PMB was in London recently to continue the lamentation of paucity of funds to run a successful government due to the same overbeaten reason – the stealing of all there was in the national treasury by the immediate past regime. He even regretted coming in as president at these fiscally perilous times. He spoke as if good leadership is about coasting home in good times and tides. He came close to throwing up his hands in the air in absolute helplessness. Sincerely, I am tired of reminding Buhari that the star shines only when it is dark enough and not when the day is bright and fair.
He is fixated on money and not ideas. That is the real problem and I do not know who to approach to refocus him. The man has successfully pushed and sustained the fallacy that good governance comes with good money and not good ideas. Thus, instead of searching for big ideas, the President is obsessed with looking for big money to make his mark as a leader and the London lamentation is part of the gimmick to raise big money to govern Nigeria.
It is a native logic that puts money before vision and strategy. That is why President Buhari is crowing to high heavens of the miracle of a TSA (Treasury Single Account) that has mopped up over two trillion naira for safe keeping in the vaults of the Central Bank (CBN), while the banking system, the manufacturing sector and the economy generally edge towards extinction from the resultant liquidity squeeze.
In the journey to economic prosperity, it is vision and strategy that show the way all the time. It is a clear walk to doom if the profiling changes and money stays ahead of vision and strategy. A demonstration of that is the huge mess that is the 2016 budget. No vision or deep thinking went into the preparation of the document. As it were, the motivation was to appropriate monies into whatever capital and recurrent sub-heads and then raise a huge invoice of about N6 trillion in anticipation of an unguided public spending.
Consequently, the 2016 budget has lost its essence as a documented guide to development within the time specified. It is looking more like a proposal by a group of individuals to raise funds for self help. And we are all being co-opted into this fund-raising effort through taxation. In this regard, Babatunde Raji Fashola is doing far better than others. He comes across as a better tax master than he does as a super minister in charge of works, power and housing.

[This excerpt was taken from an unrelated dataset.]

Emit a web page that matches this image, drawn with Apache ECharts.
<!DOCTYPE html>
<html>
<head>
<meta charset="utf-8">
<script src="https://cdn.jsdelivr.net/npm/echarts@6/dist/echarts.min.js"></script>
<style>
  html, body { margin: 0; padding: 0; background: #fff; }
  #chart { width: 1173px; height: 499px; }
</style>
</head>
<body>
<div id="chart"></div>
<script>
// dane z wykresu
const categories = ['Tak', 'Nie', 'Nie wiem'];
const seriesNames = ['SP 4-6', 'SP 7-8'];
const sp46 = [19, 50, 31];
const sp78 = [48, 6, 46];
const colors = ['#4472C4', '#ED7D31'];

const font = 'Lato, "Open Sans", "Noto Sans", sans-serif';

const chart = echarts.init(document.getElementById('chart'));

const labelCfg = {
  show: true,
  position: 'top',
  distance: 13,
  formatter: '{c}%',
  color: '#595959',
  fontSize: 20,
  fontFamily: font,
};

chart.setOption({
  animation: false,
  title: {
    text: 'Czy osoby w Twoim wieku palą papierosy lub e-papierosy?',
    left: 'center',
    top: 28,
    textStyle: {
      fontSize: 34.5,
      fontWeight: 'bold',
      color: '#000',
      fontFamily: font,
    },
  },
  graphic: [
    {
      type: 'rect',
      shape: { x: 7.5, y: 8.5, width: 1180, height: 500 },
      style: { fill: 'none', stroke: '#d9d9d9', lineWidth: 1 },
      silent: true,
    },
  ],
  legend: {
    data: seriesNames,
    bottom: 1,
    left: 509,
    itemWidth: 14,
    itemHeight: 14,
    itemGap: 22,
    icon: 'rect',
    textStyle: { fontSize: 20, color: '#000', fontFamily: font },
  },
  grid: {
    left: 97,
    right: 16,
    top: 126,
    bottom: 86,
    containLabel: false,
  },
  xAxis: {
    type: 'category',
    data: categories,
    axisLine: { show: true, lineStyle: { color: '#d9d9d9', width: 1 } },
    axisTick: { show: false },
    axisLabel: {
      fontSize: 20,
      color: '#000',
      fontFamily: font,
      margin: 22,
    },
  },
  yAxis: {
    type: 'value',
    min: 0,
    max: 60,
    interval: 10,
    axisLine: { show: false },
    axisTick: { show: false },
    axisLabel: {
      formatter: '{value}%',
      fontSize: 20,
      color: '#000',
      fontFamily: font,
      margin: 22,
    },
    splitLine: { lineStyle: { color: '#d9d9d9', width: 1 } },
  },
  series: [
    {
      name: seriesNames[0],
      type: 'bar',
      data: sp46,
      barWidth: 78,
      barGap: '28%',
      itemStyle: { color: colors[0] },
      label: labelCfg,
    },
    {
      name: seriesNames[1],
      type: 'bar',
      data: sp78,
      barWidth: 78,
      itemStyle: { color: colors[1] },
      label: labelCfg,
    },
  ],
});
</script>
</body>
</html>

For instance, while Buhari was lamenting the absence of funds in London, workers under the aegis of the Nigeria Labour Congress were in the streets in Nigeria protesting the 45 per cent hike in electricity tariff announced by Fashola. The workers complained that Nigerians were being asked to pay even more for darkness. Fashola did not say anything about visible and quantifiable improved supply of public electricity that would warrant the huge hike. Instead, he went further to drop hint that tolls may return on federal highways in continuation of a suffocating tax regime to keep government liquid.
At the level of doing business, the driving speed is even more breath taking. There are overlapping tax descriptions, all bordering on multiple taxation to squeeze money from the private sector for government. I will not be able to state things as they are but importers who wear the shoes can tell better the experience at the ports where payment of duties has become almost boundless. In the face of declining oil revenues, the Nigeria Customs Service now has an onerous mandate to over reach itself in revenue collection to bridge the shortfalls. Waivers have been cancelled pushing manufacturer into an unprepared and hurried search for creative ways to engage the challenges. It has not been too smooth and it is beginning to appear more profitable to stop doing business altogether. It explains the dwindling industrial capacity utilization and the attendant loss of jobs.

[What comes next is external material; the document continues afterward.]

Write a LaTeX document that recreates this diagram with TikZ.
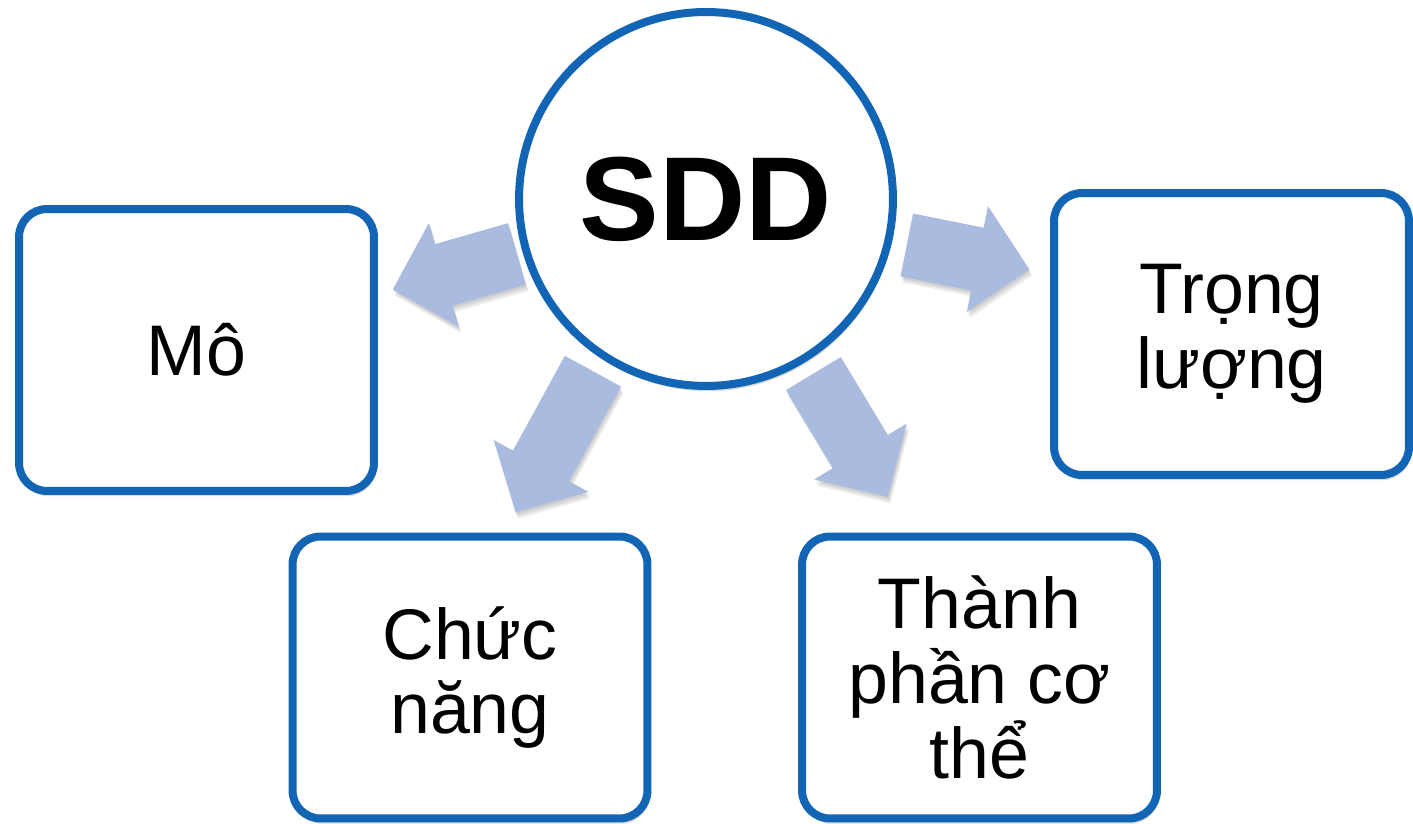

It is also beginning to sound nice to retain money outside the banking system since banking has become one big burden on people. Sundry bank charges have been rationalized into a tax policy to take money from the people to government. Everybody – business people, workers and ordinary Nigerians – is choking yet there is no corresponding buoyancy in the economy to cushion the incidence of taxation.
This is the contradiction in the Buhari’s approach. He is over taxing an economy that is almost comatose without first spending big to stimulate production. Somebody among those milling around should introduce him to John Maynard Keynes and also tell him that in macroeconomics management, government does not save but spend big when the economy is moving southward. As it is today, Buhari is seeking to reap without sowing. In plain terms, the government is over taxing a population that is not producing and therefore not earning. That is voodoo and it has no slot in a scientific macroeconomic order where things are measured and predictable.
Enough to say if the heat continues, all options shall evaporate, leaving everyone with the gorilla option – vote for self-liberation and take to the bush. I kindly advise that instead of sounding sanctimonious and claiming to have all the answers, Buhari should seek help outside himself. The ugliness surrounding the preparation and presentation of the 2016 budget shows clearly that the President does not have in place a substantive or even shadowy team to drive recovery for the economy. The federal cabinet is just a bunch of persons working most times at cross purposes because each has a different understanding of CHANGE.